Docker packages the bot and everything it needs into a container so you don't have to install Node.js or manage dependencies. If you don't have Docker, see Quick Start (No Docker) instead.

  1. Install Docker if you don't have it: docker.com/get-started

  2. Open a terminal in the talkbot folder.
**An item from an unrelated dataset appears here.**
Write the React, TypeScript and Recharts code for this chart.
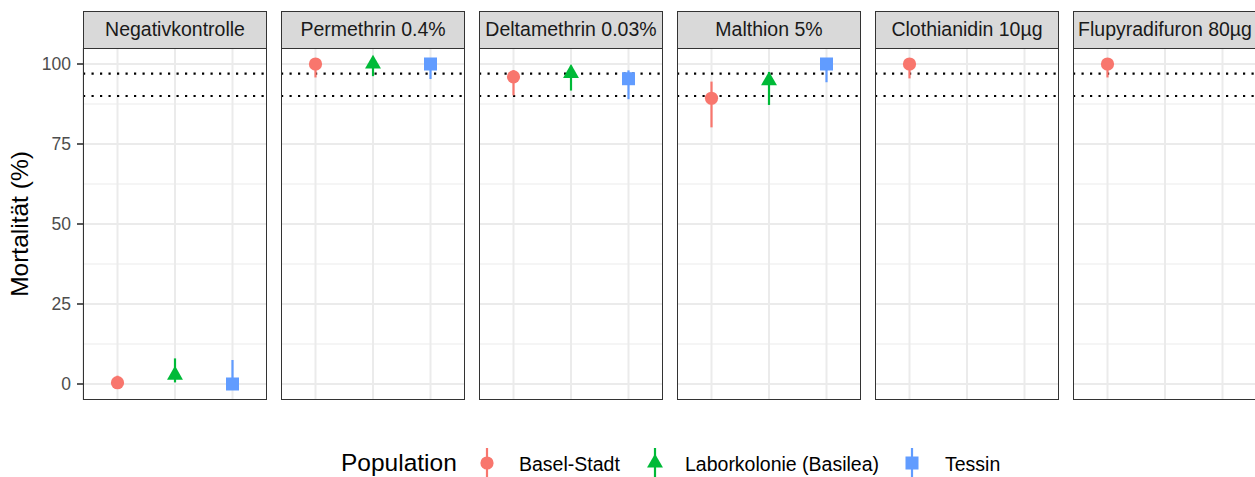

  3. Create your settings file:

    • Copy the file .env.example and rename the copy to .env
    • Open .env in a text editor (Notepad, VS Code, etc.)
    • Paste your Discord bot token after DISCORD_TOKEN=
    • Paste your TTS provider credentials (see TTS Providers), or skip cloud APIs and use the local Kokoro model instead
  4. Start the bot:

    # Mac / Linux:
    ./docker-start.sh
    
    # Windows:
    docker-start.cmd

    The start script reads your .env and launches the right containers automatically (including Kokoro TTS if enabled). If Kokoro hasn't been downloaded yet, it will prompt you first.

  5. Check it's working:

    ./docker-start.sh logs        # Mac / Linux
    docker-start.cmd logs         # Windows

    You should see Loaded the <Provider> TTS API credentials OK. and then the bot logging into Discord. Press Ctrl+C to stop watching logs (the bot keeps running).

To stop the bot:

  • Mac / Linux: ./docker-start.sh down
  • Windows: docker-start.cmd down

To restart after changes:

  • Mac / Linux: ./docker-start.sh restart
  • Windows: docker-start.cmd restart

Migrating to v2

If you had TalkBot running before, here's what changed and how to upgrade.

What's different

  • All secrets and settings are now in .envconfig/auth.json and the TTS settings from config/config.json are gone. Everything is in one file.
  • Docker startup changed — instead of docker compose up -d, use the start scripts (docker-start.sh or docker-start.cmd). They read your .env and launch the right containers automatically.
  • TTS providers are enabled in .env — set TTS_AMAZON_ENABLED=true (or whichever provider you use) instead of editing config.json.
  • New local TTS option — Kokoro runs a TTS model on your machine, no cloud API keys needed.

Step by step

  1. Pull the latest code:

    git pull
    git checkout v2

    Or re-download the ZIP from GitHub (make sure the branch says v2).

  2. Create your .env file — copy .env.example to .env, then move your credentials across:

    Old location (auth.json / config.json) New location (.env)
    bot_token DISCORD_TOKEN
    client_id CLIENT_ID
    dev_ids (array) DEV_IDS (comma-separated)
    command_char COMMAND_CHAR
    Amazon accessKeyId AWS_ACCESS_KEY_ID
    Amazon secretAccessKey AWS_SECRET_ACCESS_KEY
    Azure subscriptionKey AZURE_SUBSCRIPTION_KEY
    Watson apikey WATSON_API_KEY
    Watson serviceUrl WATSON_SERVICE_URL
    tts.amazon.enabled: true TTS_AMAZON_ENABLED=true
  3. Start the bot:

    # Mac / Linux:
    ./docker-start.sh
    
    # Windows:
    docker-start.cmd
  4. Delete auth.json — it's no longer used.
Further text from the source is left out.